An .onnx file is a serialized ModelProto message. Understanding the schema is the difference between treating ONNX as a black box and being able to debug, patch, or hand-author models.

SSchema hierarchy

ModelProto {
  ir_version,               // e.g. 9
  producer_name, version,
  opset_import [{domain, version}],
  graph: GraphProto {
    name,
    node:        [NodeProto],   // the ops
    initializer: [TensorProto], // weights
    input:       [ValueInfo],
    output:      [ValueInfo],
    value_info:  [ValueInfo]    // intermediates
  },
  metadata_props
}

NAnatomy of a NodeProto

NodeProto {
  op_type:    "Conv",
  domain:     "",            // "" = standard
  name:       "/conv1/Conv",
  input:      ["image",
               "conv1.weight",
               "conv1.bias"],
  output:     ["/conv1/Conv_out"],
  attribute:  [
    {name: "kernel_shape", ints: [3, 3]},
    {name: "pads",         ints: [1, 1, 1, 1]},
    {name: "strides",      ints: [1, 1]},
    {name: "group",        i:    1}
  ]
}

Inspecting our exported CIFAR-10 graph

import onnx
m = onnx.load("cifar10.onnx")

print(f"opset: {m.opset_import[0].version}")
print(f"ir_version: {m.ir_version}")
print(f"nodes: {len(m.graph.node)}")
print(f"initializers: {len(m.graph.initializer)}")

for n in m.graph.node[:5]:
    print(n.op_type, n.input, "->", n.output)

# Conv ['image', 'conv1.weight', 'conv1.bias'] -> ['/conv1/Conv_out']
# Relu ['/conv1/Conv_out']                       -> ['/Relu_out']
# Conv ['/Relu_out', 'conv2.weight', ...]        -> ['/conv2/Conv_out']
# BatchNormalization [...]                       -> ['/bn1/BN_out']
# Relu ['/bn1/BN_out']                           -> ['/Relu_1_out']

Visualizing the graph

Every NodeProto is a vertex; every shared tensor name is an edge.
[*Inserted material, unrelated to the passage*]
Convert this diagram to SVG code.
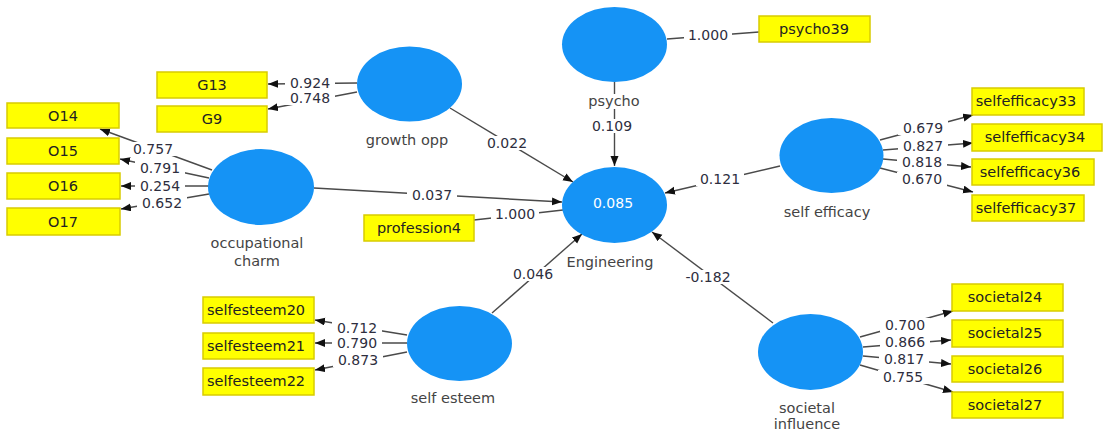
<svg xmlns="http://www.w3.org/2000/svg" width="1104" height="434" viewBox="0 0 1104 434">
<style>
.ln{stroke:#4a4a4a;stroke-width:1.4;fill:none}
.ar{marker-end:url(#ah)}
.lb{fill:#fff}
.num{font-family:"DejaVu Sans",sans-serif;font-size:14px;fill:#2e2e3e;text-anchor:middle}
.box{fill:#ffff00;stroke:#d8cc00;stroke-width:1.5}
.bt{font-family:"DejaVu Sans",sans-serif;font-size:14.5px;fill:#222;text-anchor:middle}
.lv{fill:#1593f5}
.nl{font-family:"DejaVu Sans",sans-serif;font-size:14.5px;fill:#444;text-anchor:middle}
.in{font-family:"DejaVu Sans",sans-serif;font-size:14px;fill:#fff;text-anchor:middle}
</style>
<defs>
<marker id="ah" markerUnits="userSpaceOnUse" markerWidth="11" markerHeight="9" refX="10" refY="4" orient="auto">
<path d="M0,0 L10,4 L0,8 z" fill="#111"/>
</marker>
</defs>
<rect width="1104" height="434" fill="#fff"/>
<g id="connectors">
<line class="ln ar" x1="450" y1="108" x2="573" y2="182"/>
<line class="ln ar" x1="614.5" y1="82" x2="614.5" y2="166"/>
<line class="ln ar" x1="314" y1="188" x2="562" y2="202"/>
<line class="ln" x1="474" y1="220" x2="563" y2="210"/>
<line class="ln ar" x1="780" y1="166" x2="665" y2="193"/>
<line class="ln ar" x1="492" y1="313" x2="582" y2="234"/>
<line class="ln ar" x1="773" y1="323" x2="652" y2="232"/>
<line class="ln" x1="667" y1="39" x2="759" y2="32"/>
<line class="ln ar" x1="357" y1="83" x2="268" y2="84"/>
<line class="ln ar" x1="357" y1="92" x2="268" y2="109"/>
<line class="ln ar" x1="212" y1="170" x2="100" y2="129"/>
<line class="ln ar" x1="209" y1="178" x2="120" y2="159"/>
<line class="ln ar" x1="209" y1="186" x2="121" y2="186"/>
<line class="ln ar" x1="209" y1="194" x2="121" y2="209"/>
<line class="ln ar" x1="880" y1="140" x2="973" y2="115"/>
<line class="ln ar" x1="883" y1="150" x2="973" y2="143"/>
<line class="ln ar" x1="883" y1="159" x2="971" y2="167"/>
<line class="ln ar" x1="880" y1="168" x2="973" y2="192"/>
<line class="ln ar" x1="407" y1="335" x2="315" y2="320"/>
<line class="ln ar" x1="407" y1="343" x2="315" y2="343"/>
<line class="ln ar" x1="407" y1="352" x2="315" y2="370"/>
<line class="ln ar" x1="860" y1="337" x2="953" y2="311"/>
<line class="ln ar" x1="863" y1="347" x2="951" y2="340"/>
<line class="ln ar" x1="863" y1="356" x2="951" y2="364"/>
<line class="ln ar" x1="860" y1="365" x2="953" y2="392"/>
<g>
<rect class="lb" x="484" y="136" width="47" height="14"/><text class="num" x="507" y="148">0.022</text>
<rect class="lb" x="589" y="119" width="46" height="14"/><text class="num" x="612" y="131">0.109</text>
<rect class="lb" x="407" y="188" width="50" height="14"/><text class="num" x="432" y="200">0.037</text>
<rect class="lb" x="491" y="207" width="48" height="14"/><text class="num" x="515" y="219">1.000</text>
<rect class="lb" x="696" y="172" width="48" height="14"/><text class="num" x="720" y="184">0.121</text>
<rect class="lb" x="510" y="267" width="46" height="14"/><text class="num" x="533" y="279">0.046</text>
<rect class="lb" x="682" y="270" width="52" height="14"/><text class="num" x="708" y="282">-0.182</text>
<rect class="lb" x="684" y="28" width="48" height="14"/><text class="num" x="708" y="40">1.000</text>
<rect class="lb" x="285" y="76" width="50" height="14"/><text class="num" x="310" y="88">0.924</text>
<rect class="lb" x="285" y="91" width="50" height="14"/><text class="num" x="310" y="103">0.748</text>
<rect class="lb" x="128" y="142" width="50" height="14"/><text class="num" x="153" y="154">0.757</text>
<rect class="lb" x="135" y="161" width="50" height="14"/><text class="num" x="160" y="173">0.791</text>
<rect class="lb" x="135" y="179" width="50" height="14"/><text class="num" x="160" y="191">0.254</text>
<rect class="lb" x="137" y="196" width="50" height="14"/><text class="num" x="162" y="208">0.652</text>
<rect class="lb" x="898" y="121" width="50" height="14"/><text class="num" x="923" y="133">0.679</text>
<rect class="lb" x="898" y="139" width="50" height="14"/><text class="num" x="923" y="151">0.827</text>
<rect class="lb" x="897" y="155" width="50" height="14"/><text class="num" x="922" y="167">0.818</text>
<rect class="lb" x="897" y="172" width="50" height="14"/><text class="num" x="922" y="184">0.670</text>
<rect class="lb" x="332" y="321" width="50" height="14"/><text class="num" x="357" y="333">0.712</text>
<rect class="lb" x="332" y="336" width="50" height="14"/><text class="num" x="357" y="348">0.790</text>
<rect class="lb" x="333" y="353" width="50" height="14"/><text class="num" x="358" y="365">0.873</text>
<rect class="lb" x="880" y="318" width="50" height="14"/><text class="num" x="905" y="330">0.700</text>
<rect class="lb" x="880" y="335" width="50" height="14"/><text class="num" x="905" y="347">0.866</text>
<rect class="lb" x="879" y="352" width="50" height="14"/><text class="num" x="904" y="364">0.817</text>
<rect class="lb" x="878" y="370" width="50" height="14"/><text class="num" x="903" y="382">0.755</text>
</g>
</g>
<g id="node-growth-opp"><ellipse class="lv" cx="409.5" cy="84" rx="52.5" ry="37.5"/><text class="nl" x="407" y="145">growth opp</text></g>
<g id="node-psycho"><ellipse class="lv" cx="614.5" cy="44.5" rx="52.5" ry="37.5"/><rect class="lb" x="588" y="94" width="52" height="15"/><text class="nl" x="614" y="106">psycho</text></g>
<g id="node-occupational-charm"><ellipse class="lv" cx="261" cy="187" rx="53" ry="38"/><text class="nl" x="257" y="248">occupational</text><text class="nl" x="257" y="266">charm</text></g>
<g id="node-engineering"><ellipse class="lv" cx="614.5" cy="205" rx="52.5" ry="38"/><text class="in" x="613" y="208">0.085</text><text class="nl" x="610" y="267">Engineering</text></g>
<g id="node-self-efficacy"><ellipse class="lv" cx="831.5" cy="155.5" rx="52" ry="37.5"/><text class="nl" x="827" y="217">self efficacy</text></g>
<g id="node-self-esteem"><ellipse class="lv" cx="459.5" cy="343.5" rx="52.5" ry="37.5"/><text class="nl" x="453" y="403">self esteem</text></g>
<g id="node-societal-influence"><ellipse class="lv" cx="810.5" cy="352" rx="52.5" ry="38"/><text class="nl" x="807" y="413">societal</text><text class="nl" x="807" y="429">influence</text></g>
<g id="ind-G13"><rect class="box" x="157" y="72" width="110" height="26"/><text class="bt" x="212" y="90">G13</text></g>
<g id="ind-G9"><rect class="box" x="157" y="106" width="110" height="26"/><text class="bt" x="212" y="124">G9</text></g>
<g id="ind-O14"><rect class="box" x="7" y="103" width="112" height="25"/><text class="bt" x="63" y="121">O14</text></g>
<g id="ind-O15"><rect class="box" x="7" y="138" width="112" height="26"/><text class="bt" x="63" y="156">O15</text></g>
<g id="ind-O16"><rect class="box" x="7" y="173" width="113" height="26"/><text class="bt" x="63" y="191">O16</text></g>
<g id="ind-O17"><rect class="box" x="7" y="208" width="113" height="27"/><text class="bt" x="63" y="227">O17</text></g>
<g id="ind-psycho39"><rect class="box" x="759" y="16" width="111" height="26"/><text class="bt" x="814" y="34">psycho39</text></g>
<g id="ind-selfefficacy33"><rect class="box" x="972" y="88" width="112" height="27"/><text class="bt" x="1026" y="106">selfefficacy33</text></g>
<g id="ind-selfefficacy34"><rect class="box" x="972" y="124" width="130" height="27"/><text class="bt" x="1035" y="142">selfefficacy34</text></g>
<g id="ind-selfefficacy36"><rect class="box" x="972" y="159" width="122" height="26"/><text class="bt" x="1030" y="177">selfefficacy36</text></g>
<g id="ind-selfefficacy37"><rect class="box" x="972" y="195" width="112" height="26"/><text class="bt" x="1026" y="213">selfefficacy37</text></g>
<g id="ind-profession4"><rect class="box" x="364" y="215" width="110" height="26"/><text class="bt" x="419" y="233">profession4</text></g>
<g id="ind-selfesteem20"><rect class="box" x="203" y="297" width="111" height="26"/><text class="bt" x="256" y="315">selfesteem20</text></g>
<g id="ind-selfesteem21"><rect class="box" x="203" y="333" width="111" height="26"/><text class="bt" x="256" y="351">selfesteem21</text></g>
<g id="ind-selfesteem22"><rect class="box" x="203" y="368" width="111" height="27"/><text class="bt" x="256" y="386">selfesteem22</text></g>
<g id="ind-societal24"><rect class="box" x="952" y="284" width="111" height="27"/><text class="bt" x="1005" y="302">societal24</text></g>
<g id="ind-societal25"><rect class="box" x="952" y="320" width="111" height="27"/><text class="bt" x="1005" y="338">societal25</text></g>
<g id="ind-societal26"><rect class="box" x="952" y="356" width="111" height="26"/><text class="bt" x="1005" y="374">societal26</text></g>
<g id="ind-societal27"><rect class="box" x="952" y="392" width="111" height="26"/><text class="bt" x="1005" y="410">societal27</text></g>
</svg>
Here is the topological structure of our CIFAR-10 graph after export, before any optimization:

// fig 4.1 — exported CIFAR-10 graph (block 2 / 3 collapsed for clarity)

SSA, basically. ONNX is single-static-assignment: every tensor name is produced by exactly one node. There are no in-place ops. This is what lets graph optimizers reason locally without alias analysis.

Initializers vs inputs

A subtlety that trips up newcomers: weights live in graph.initializer, not graph.input. Some tools list them under both for backward compatibility, but the canonical interpretation is: anything in initializer is a constant tensor baked into the model; anything in input is something the caller must supply at runtime.

Opsets, operator semantics, custom ops

// the contract

An opset version is the contract between producer and consumer. Conv-11 and Conv-22 may have different attribute defaults, broadcasting rules, or supported dtypes. Pinning an opset is as load-bearing as pinning a Python version.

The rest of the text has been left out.